- The Washington Times - Friday, March 17, 2000

The Dow Jones Industrial Average rocketed 499 points in its biggest-ever advance yesterday, aided by fresh evidence that an oil-driven surge in prices is not touching off a wider inflation problem.

The blue-chip index this week has enjoyed its best performance since the October 1987 stock market crash, as "old economy" stocks beaten down by worries about higher inflation and interest rates regained favor among investors looking for bargains and value.

The sheer momentum yesterday from the Dow's meteoric climb to 10,631 helped to pull the technology-laden Nasdaq Composite Index out of a three-day slump that had erased 11 percent of its value. The Nasdaq ended up 135 points at 4,718 on a hectic day of trading where a record 1.5 billion shares changed hands on the New York Stock Exchange.

"Today was fantastic. The Dow has been quite underloved in 2000," said Bryan Piskorowski, market analyst with Prudential Securities in New York, noting that investors have resumed their love affair with big blue-chip names like American Express, J.P. Morgan, 3M and DuPont.

While investors had gone too far in spurning those "old economy" stocks, they exuberantly had bid up the prices of "new economy" stocks in the biotechnology and semiconductor areas to unsustainable levels that led to the Nasdaq's plunge earlier this week, he said.

"We were paying for the sins of the past. But now Nasdaq has gone through this corrective dance and buyers emerged," he said.

While the outlook for the market looks brighter for now, he said, much depends on whether inflation raises its head in a critical consumer price report due out today. If that happens, it might force the Federal Reserve to raise interest rates more aggressively at a Tuesday meeting, analysts said.

"How long is the Fed going to keep raising rates? That's the mountain the Dow and old economy stocks have to climb," Mr. Piskorowski said. "The markets have been painfully aware of how high oil prices have been in the last month and a half."

Even with yesterday's spectacular 4.9 percent gain, the Dow is down 7.5 percent for the year. The Nasdaq, by contrast, is up 15.9 percent since Jan. 1, even after this week's losses.

Mr. Piskorowski and other analysts expect relief from sky-high oil prices to come after a March 27 meeting of the Organization of Petroleum Exporting Countries at which the oil exporters are expected to increase production by 1 million to 2 million barrels a day. Already, crude oil prices have declined in anticipation of the increased supply.

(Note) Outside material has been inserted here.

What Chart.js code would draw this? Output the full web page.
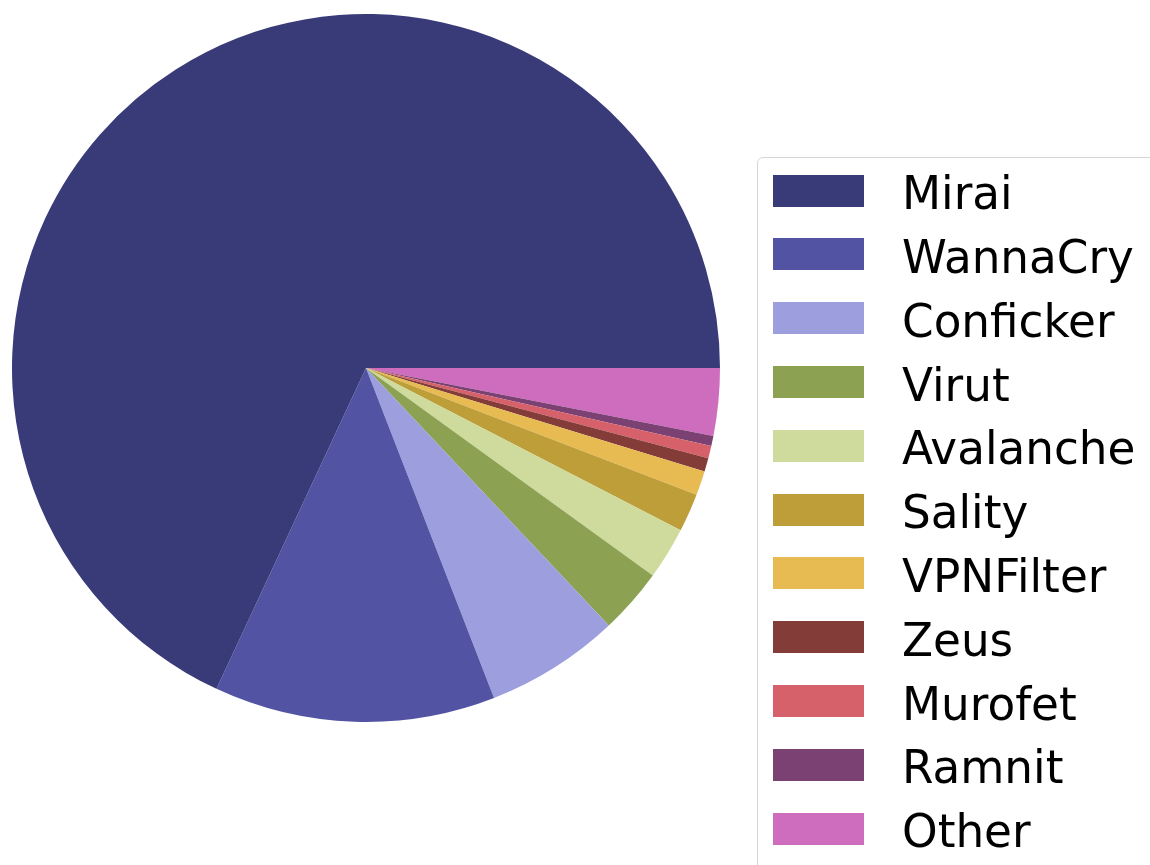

Meanwhile, the market took solace in a government producer price report yesterday showing that the huge surge in oil prices last month did not immediately ignite wider inflation. While gasoline prices jumped 12.9 percent and tobacco prices leaped 5.6 percent, prices were flat outside those areas, the Labor Department reported.

"That created a soothing mood for the market," Mr. Piskorowski said.

With core inflation excluding energy, tobacco and food prices at a tame 0.7 percent in the last year, "that certainly does not call out for any aggressive action by the Federal Reserve," said Mark Vitner, economist with First Union National Bank in Charlotte, N.C.

But he argued that excluding the latest oil price spike is not altogether realistic after a year of consistently higher energy prices.

"After all, consumers certainly are feeling the impact from higher energy prices," he said. "The impact is like that of a tax increase. Because consumers cannot easily cut back on gasoline purchases, they are left with less money to spend on everything else."

Elevated prices at the gas pump this summer should help the Fed in its campaign to cool the red-hot pace of consumer spending and economic growth, he said, "making the Fed's job a little easier."

One reason for yesterday's powerful rally was the hope that earlier interest rate increases already may be slowing the economy, preventing the need for strong action by the Fed beyond the quarter-point rate increase the markets already are expecting Tuesday, said Arun Kumar, senior U.S. equity strategist at Lehman Brothers in New York.

A report from the Fed this week showed a slowdown in production at the nation's factories. And yesterday, a separate report showed a drop in home-building permits last month, suggesting that the four rate rises already ordered by the Fed since June are starting to take effect, he said.

While Lehman Brothers had been expecting the Fed to double those rate increases in the coming months, the markets are hoping that won't be necessary, he said.

"The market has a way of sniffing out what is going to happen," he said. "The inflation indicators are showing there's nothing there except oil and commodity prices."